DATA EXTRACT
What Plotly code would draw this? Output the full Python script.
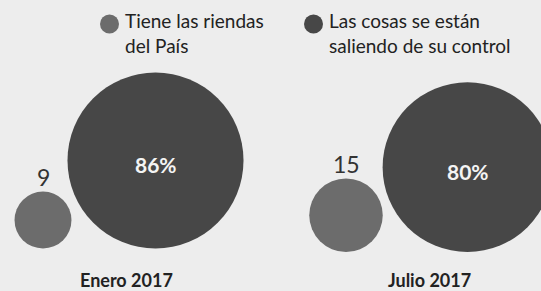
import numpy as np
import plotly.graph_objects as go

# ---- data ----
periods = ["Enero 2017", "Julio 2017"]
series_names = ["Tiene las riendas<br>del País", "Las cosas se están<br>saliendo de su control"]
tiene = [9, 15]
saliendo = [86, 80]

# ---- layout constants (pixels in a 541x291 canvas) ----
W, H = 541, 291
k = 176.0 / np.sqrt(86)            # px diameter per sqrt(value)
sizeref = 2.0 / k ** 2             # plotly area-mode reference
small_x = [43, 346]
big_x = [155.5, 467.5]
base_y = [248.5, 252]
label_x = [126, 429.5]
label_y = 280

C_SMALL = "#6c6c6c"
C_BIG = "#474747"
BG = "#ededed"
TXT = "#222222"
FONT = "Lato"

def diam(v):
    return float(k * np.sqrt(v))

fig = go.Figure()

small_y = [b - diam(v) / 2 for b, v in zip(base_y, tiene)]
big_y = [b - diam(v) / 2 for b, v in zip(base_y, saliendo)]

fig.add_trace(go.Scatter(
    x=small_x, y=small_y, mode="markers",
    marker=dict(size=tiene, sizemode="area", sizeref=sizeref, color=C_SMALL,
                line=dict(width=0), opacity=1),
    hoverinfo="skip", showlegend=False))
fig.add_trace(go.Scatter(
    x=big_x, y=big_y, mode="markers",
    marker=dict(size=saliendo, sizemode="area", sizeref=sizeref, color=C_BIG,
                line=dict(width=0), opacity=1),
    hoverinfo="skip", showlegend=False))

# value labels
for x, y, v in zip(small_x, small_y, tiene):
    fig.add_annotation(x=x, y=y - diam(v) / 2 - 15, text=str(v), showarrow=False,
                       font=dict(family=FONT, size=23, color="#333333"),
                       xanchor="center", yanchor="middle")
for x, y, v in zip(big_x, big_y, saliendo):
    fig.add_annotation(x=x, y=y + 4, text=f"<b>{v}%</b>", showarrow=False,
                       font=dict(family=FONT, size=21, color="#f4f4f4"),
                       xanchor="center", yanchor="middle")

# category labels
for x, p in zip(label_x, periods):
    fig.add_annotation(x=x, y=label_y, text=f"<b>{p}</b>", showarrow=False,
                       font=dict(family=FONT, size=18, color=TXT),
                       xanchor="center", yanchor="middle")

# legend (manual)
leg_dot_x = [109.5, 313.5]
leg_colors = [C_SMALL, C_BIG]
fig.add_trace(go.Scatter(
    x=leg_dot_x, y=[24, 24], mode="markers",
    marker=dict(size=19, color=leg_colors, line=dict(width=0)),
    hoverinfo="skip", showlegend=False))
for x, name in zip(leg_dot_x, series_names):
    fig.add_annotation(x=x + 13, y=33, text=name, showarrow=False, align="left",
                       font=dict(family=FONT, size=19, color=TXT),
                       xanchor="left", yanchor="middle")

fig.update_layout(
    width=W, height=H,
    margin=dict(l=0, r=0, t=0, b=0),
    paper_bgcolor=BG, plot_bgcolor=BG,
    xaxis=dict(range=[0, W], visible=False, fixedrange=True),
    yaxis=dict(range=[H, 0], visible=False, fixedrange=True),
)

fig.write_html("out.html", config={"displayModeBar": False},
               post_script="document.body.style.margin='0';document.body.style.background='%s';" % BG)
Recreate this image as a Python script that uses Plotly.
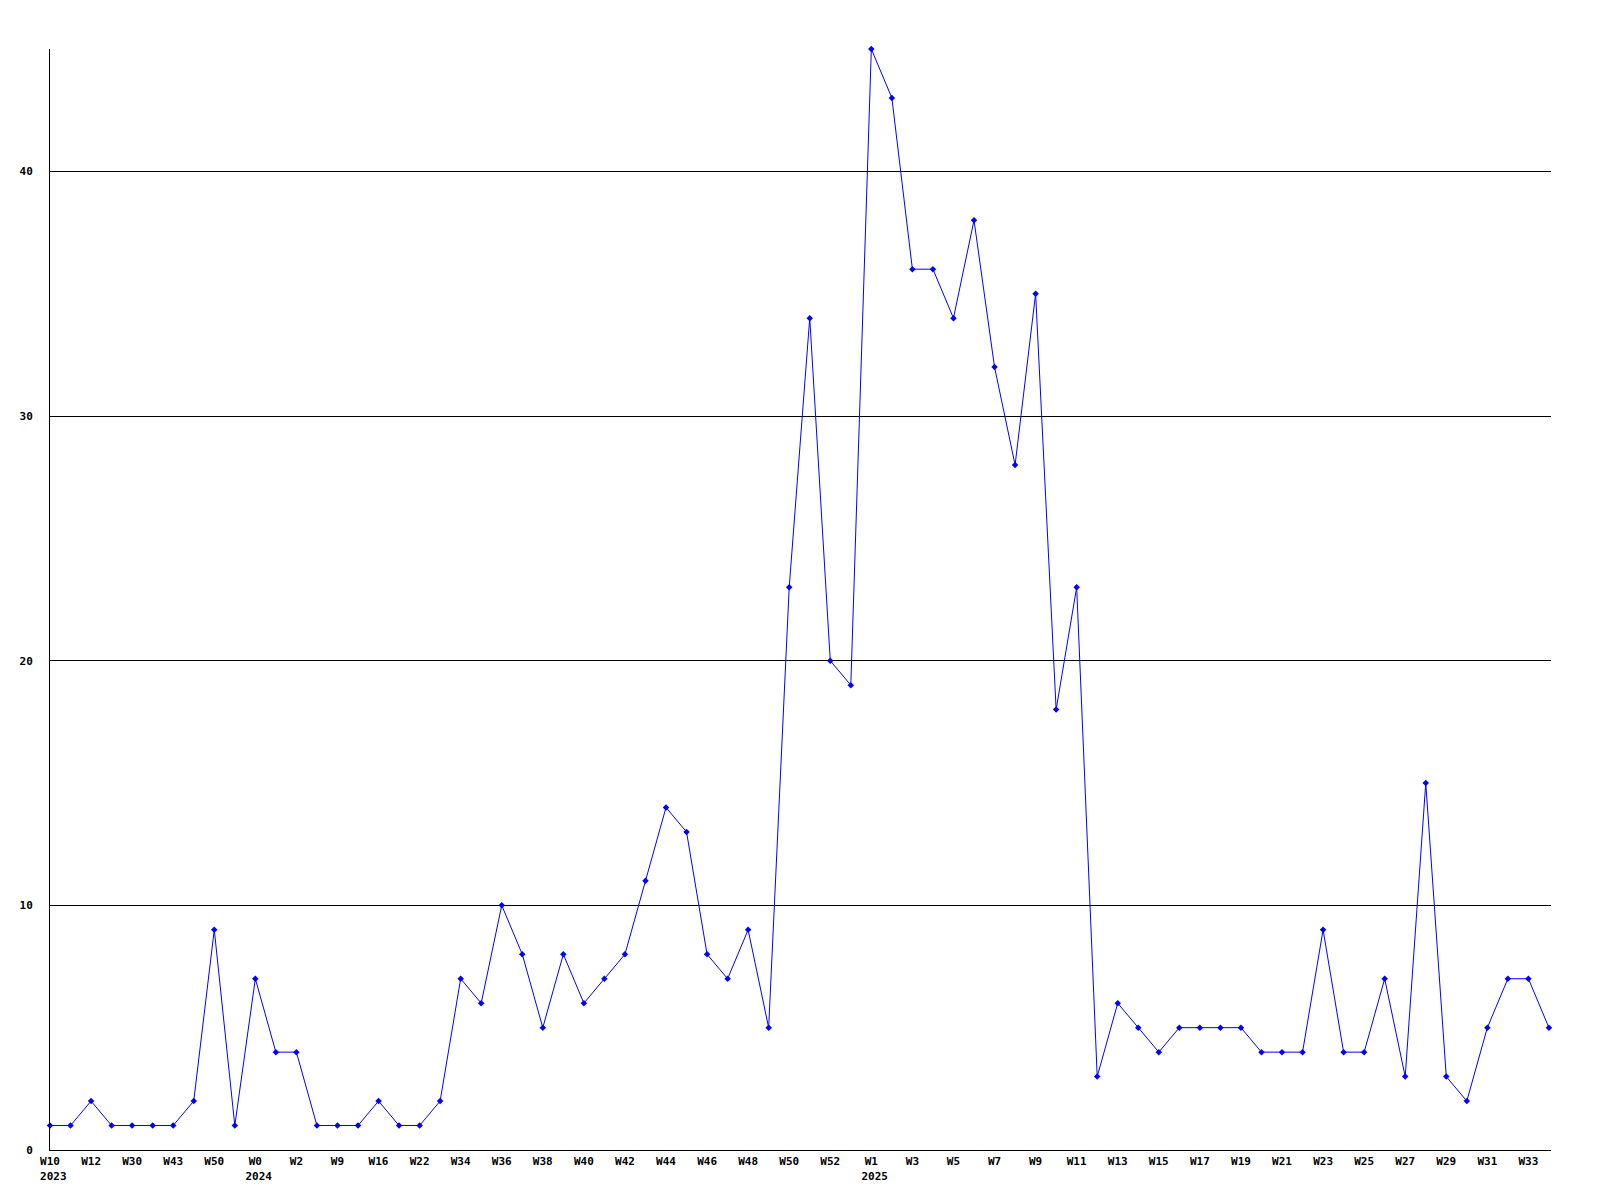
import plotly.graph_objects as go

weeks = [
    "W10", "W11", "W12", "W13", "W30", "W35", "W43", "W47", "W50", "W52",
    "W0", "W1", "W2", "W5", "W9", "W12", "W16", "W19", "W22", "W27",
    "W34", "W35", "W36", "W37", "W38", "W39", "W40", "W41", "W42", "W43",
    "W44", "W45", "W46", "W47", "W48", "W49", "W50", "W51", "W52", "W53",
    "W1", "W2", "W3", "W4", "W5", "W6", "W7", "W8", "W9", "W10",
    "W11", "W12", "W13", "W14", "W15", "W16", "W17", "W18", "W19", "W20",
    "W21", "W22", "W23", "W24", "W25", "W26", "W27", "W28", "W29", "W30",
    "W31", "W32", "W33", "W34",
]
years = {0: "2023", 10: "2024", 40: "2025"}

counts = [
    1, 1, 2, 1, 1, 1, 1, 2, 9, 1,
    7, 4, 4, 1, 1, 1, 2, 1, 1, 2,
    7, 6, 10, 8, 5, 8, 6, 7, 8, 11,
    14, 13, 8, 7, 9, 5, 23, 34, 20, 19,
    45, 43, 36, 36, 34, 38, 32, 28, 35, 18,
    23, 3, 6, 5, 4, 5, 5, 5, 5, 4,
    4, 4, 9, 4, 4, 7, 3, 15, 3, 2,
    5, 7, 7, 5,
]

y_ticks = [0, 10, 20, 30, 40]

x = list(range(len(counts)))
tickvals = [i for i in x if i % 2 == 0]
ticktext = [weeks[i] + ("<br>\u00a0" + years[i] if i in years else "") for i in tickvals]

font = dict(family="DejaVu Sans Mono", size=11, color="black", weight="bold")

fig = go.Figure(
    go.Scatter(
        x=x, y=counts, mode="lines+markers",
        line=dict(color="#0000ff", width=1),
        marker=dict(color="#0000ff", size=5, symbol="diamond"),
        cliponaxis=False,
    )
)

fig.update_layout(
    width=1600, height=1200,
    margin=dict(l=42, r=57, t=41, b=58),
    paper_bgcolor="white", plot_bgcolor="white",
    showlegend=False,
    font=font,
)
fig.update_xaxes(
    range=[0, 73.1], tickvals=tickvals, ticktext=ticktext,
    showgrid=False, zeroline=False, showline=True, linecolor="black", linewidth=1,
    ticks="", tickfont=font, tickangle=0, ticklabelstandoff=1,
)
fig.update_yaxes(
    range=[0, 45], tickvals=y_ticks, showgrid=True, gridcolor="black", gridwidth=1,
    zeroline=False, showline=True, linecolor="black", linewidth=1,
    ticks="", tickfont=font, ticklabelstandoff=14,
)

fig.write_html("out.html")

EXERCISE DESCRIPTION
Return all of the data exactly as written, and drop the pictures.

RIGHT ANSWER
What Plotly code would draw this? Output the full Python script.
import numpy as np
import plotly.graph_objects as go

# ---- data ----
periods = ["Enero 2017", "Julio 2017"]
series_names = ["Tiene las riendas<br>del País", "Las cosas se están<br>saliendo de su control"]
tiene = [9, 15]
saliendo = [86, 80]

# ---- layout constants (pixels in a 541x291 canvas) ----
W, H = 541, 291
k = 176.0 / np.sqrt(86)            # px diameter per sqrt(value)
sizeref = 2.0 / k ** 2             # plotly area-mode reference
small_x = [43, 346]
big_x = [155.5, 467.5]
base_y = [248.5, 252]
label_x = [126, 429.5]
label_y = 280

C_SMALL = "#6c6c6c"
C_BIG = "#474747"
BG = "#ededed"
TXT = "#222222"
FONT = "Lato"

def diam(v):
    return float(k * np.sqrt(v))

fig = go.Figure()

small_y = [b - diam(v) / 2 for b, v in zip(base_y, tiene)]
big_y = [b - diam(v) / 2 for b, v in zip(base_y, saliendo)]

fig.add_trace(go.Scatter(
    x=small_x, y=small_y, mode="markers",
    marker=dict(size=tiene, sizemode="area", sizeref=sizeref, color=C_SMALL,
                line=dict(width=0), opacity=1),
    hoverinfo="skip", showlegend=False))
fig.add_trace(go.Scatter(
    x=big_x, y=big_y, mode="markers",
    marker=dict(size=saliendo, sizemode="area", sizeref=sizeref, color=C_BIG,
                line=dict(width=0), opacity=1),
    hoverinfo="skip", showlegend=False))

# value labels
for x, y, v in zip(small_x, small_y, tiene):
    fig.add_annotation(x=x, y=y - diam(v) / 2 - 15, text=str(v), showarrow=False,
                       font=dict(family=FONT, size=23, color="#333333"),
                       xanchor="center", yanchor="middle")
for x, y, v in zip(big_x, big_y, saliendo):
    fig.add_annotation(x=x, y=y + 4, text=f"<b>{v}%</b>", showarrow=False,
                       font=dict(family=FONT, size=21, color="#f4f4f4"),
                       xanchor="center", yanchor="middle")

# category labels
for x, p in zip(label_x, periods):
    fig.add_annotation(x=x, y=label_y, text=f"<b>{p}</b>", showarrow=False,
                       font=dict(family=FONT, size=18, color=TXT),
                       xanchor="center", yanchor="middle")

# legend (manual)
leg_dot_x = [109.5, 313.5]
leg_colors = [C_SMALL, C_BIG]
fig.add_trace(go.Scatter(
    x=leg_dot_x, y=[24, 24], mode="markers",
    marker=dict(size=19, color=leg_colors, line=dict(width=0)),
    hoverinfo="skip", showlegend=False))
for x, name in zip(leg_dot_x, series_names):
    fig.add_annotation(x=x + 13, y=33, text=name, showarrow=False, align="left",
                       font=dict(family=FONT, size=19, color=TXT),
                       xanchor="left", yanchor="middle")

fig.update_layout(
    width=W, height=H,
    margin=dict(l=0, r=0, t=0, b=0),
    paper_bgcolor=BG, plot_bgcolor=BG,
    xaxis=dict(range=[0, W], visible=False, fixedrange=True),
    yaxis=dict(range=[H, 0], visible=False, fixedrange=True),
)

fig.write_html("out.html", config={"displayModeBar": False},
               post_script="document.body.style.margin='0';document.body.style.background='%s';" % BG)
Recreate this image as a Python script that uses Plotly.
import plotly.graph_objects as go

weeks = [
    "W10", "W11", "W12", "W13", "W30", "W35", "W43", "W47", "W50", "W52",
    "W0", "W1", "W2", "W5", "W9", "W12", "W16", "W19", "W22", "W27",
    "W34", "W35", "W36", "W37", "W38", "W39", "W40", "W41", "W42", "W43",
    "W44", "W45", "W46", "W47", "W48", "W49", "W50", "W51", "W52", "W53",
    "W1", "W2", "W3", "W4", "W5", "W6", "W7", "W8", "W9", "W10",
    "W11", "W12", "W13", "W14", "W15", "W16", "W17", "W18", "W19", "W20",
    "W21", "W22", "W23", "W24", "W25", "W26", "W27", "W28", "W29", "W30",
    "W31", "W32", "W33", "W34",
]
years = {0: "2023", 10: "2024", 40: "2025"}

counts = [
    1, 1, 2, 1, 1, 1, 1, 2, 9, 1,
    7, 4, 4, 1, 1, 1, 2, 1, 1, 2,
    7, 6, 10, 8, 5, 8, 6, 7, 8, 11,
    14, 13, 8, 7, 9, 5, 23, 34, 20, 19,
    45, 43, 36, 36, 34, 38, 32, 28, 35, 18,
    23, 3, 6, 5, 4, 5, 5, 5, 5, 4,
    4, 4, 9, 4, 4, 7, 3, 15, 3, 2,
    5, 7, 7, 5,
]

y_ticks = [0, 10, 20, 30, 40]

x = list(range(len(counts)))
tickvals = [i for i in x if i % 2 == 0]
ticktext = [weeks[i] + ("<br>\u00a0" + years[i] if i in years else "") for i in tickvals]

font = dict(family="DejaVu Sans Mono", size=11, color="black", weight="bold")

fig = go.Figure(
    go.Scatter(
        x=x, y=counts, mode="lines+markers",
        line=dict(color="#0000ff", width=1),
        marker=dict(color="#0000ff", size=5, symbol="diamond"),
        cliponaxis=False,
    )
)

fig.update_layout(
    width=1600, height=1200,
    margin=dict(l=42, r=57, t=41, b=58),
    paper_bgcolor="white", plot_bgcolor="white",
    showlegend=False,
    font=font,
)
fig.update_xaxes(
    range=[0, 73.1], tickvals=tickvals, ticktext=ticktext,
    showgrid=False, zeroline=False, showline=True, linecolor="black", linewidth=1,
    ticks="", tickfont=font, tickangle=0, ticklabelstandoff=1,
)
fig.update_yaxes(
    range=[0, 45], tickvals=y_ticks, showgrid=True, gridcolor="black", gridwidth=1,
    zeroline=False, showline=True, linecolor="black", linewidth=1,
    ticks="", tickfont=font, ticklabelstandoff=14,
)

fig.write_html("out.html")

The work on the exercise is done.